After extending to this rather foolish kitten water, food, and solitude over half the next day, we decided to double our efforts of scatting this cat. We turned on the van’s radio, misted the engine area with water from a spray bottle, rolled the van backward (without the engine), doused the cat with the garden hose, called Animal Control, and (with the officer’s help) finally started the engine. Surely that would scare it off. No.

This traumatized, wet, disoriented, sticky from dog slobber, stray kitten was decidedly not going to come out without a physical removal. With much effort the officer finally snagged the little … (ahem!) feline … but it wriggled free. And where did it run? IT RAN BACK TO OUR BACKYARD WHERE THE DOGS WERE WAITING. We darted to get the dogs in. The officer darted to pluck the kitten from the jaws of “round two.” How many lives this kitten has left is only a guess.
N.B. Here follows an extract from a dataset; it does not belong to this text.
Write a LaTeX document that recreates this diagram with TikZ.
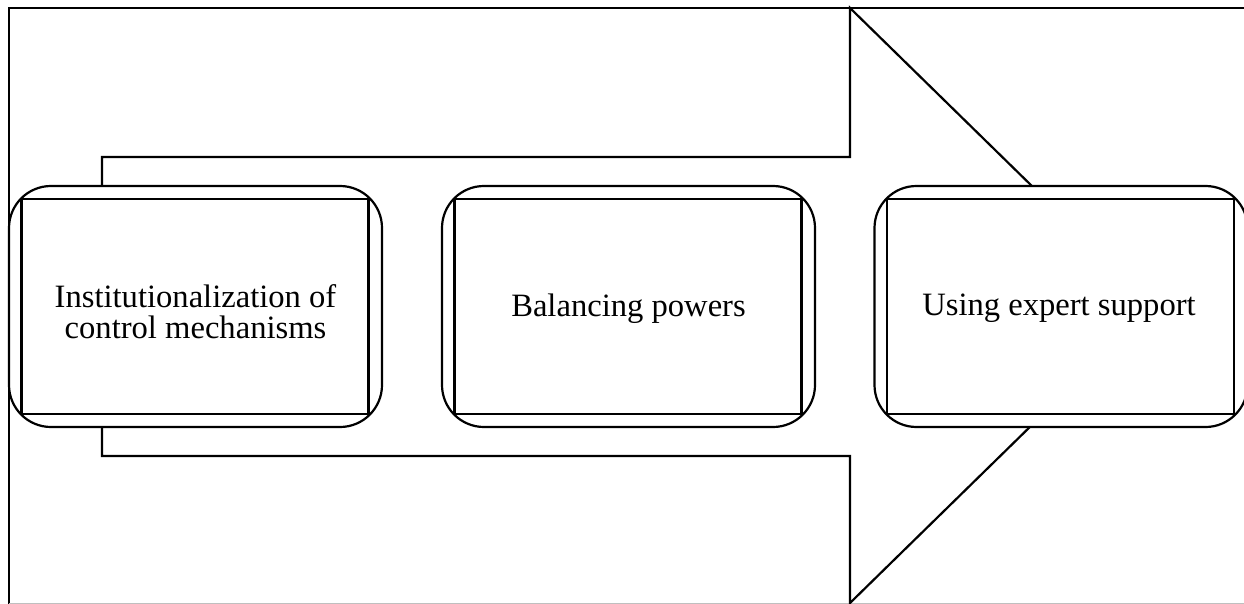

But the analogy of the story is its punch. Here we were attempting with great effort to show mercy and grace to this kitten; being even more cognizant of the danger than it was. Yet for all of our trying, the kitten was convinced that we were the enemy—sadistically heating up the environment, causing all kinds of racket, slinging water around on a cold and windy afternoon. And after a forceful deliverance, at first opportunity, the kitten attempted to dart straight back into the “lion’s den” where this whole escapade started. We are that kitten! In the jaws of our own sin and death—there was literally no escape. Mercy and grace stepped in, in the person of Jesus Christ, to rescue us. Yet in our frenzy, largely oblivious to the depths that rescue effort cost Him and meant to us, we run straight back to the danger from which we were plucked because we misinterpret His forceful rescue as malicious toying. Nevertheless, He will not let us wriggle away—even when that is all we want to do at times.

“I give eternal life to them, and they will never perish; and no one will snatch them out of My hand. My Father, who has given them to Me, is greater than all; and no one is able to snatch them out of the Father's hand. I and the Father are one” (John 10:28-30).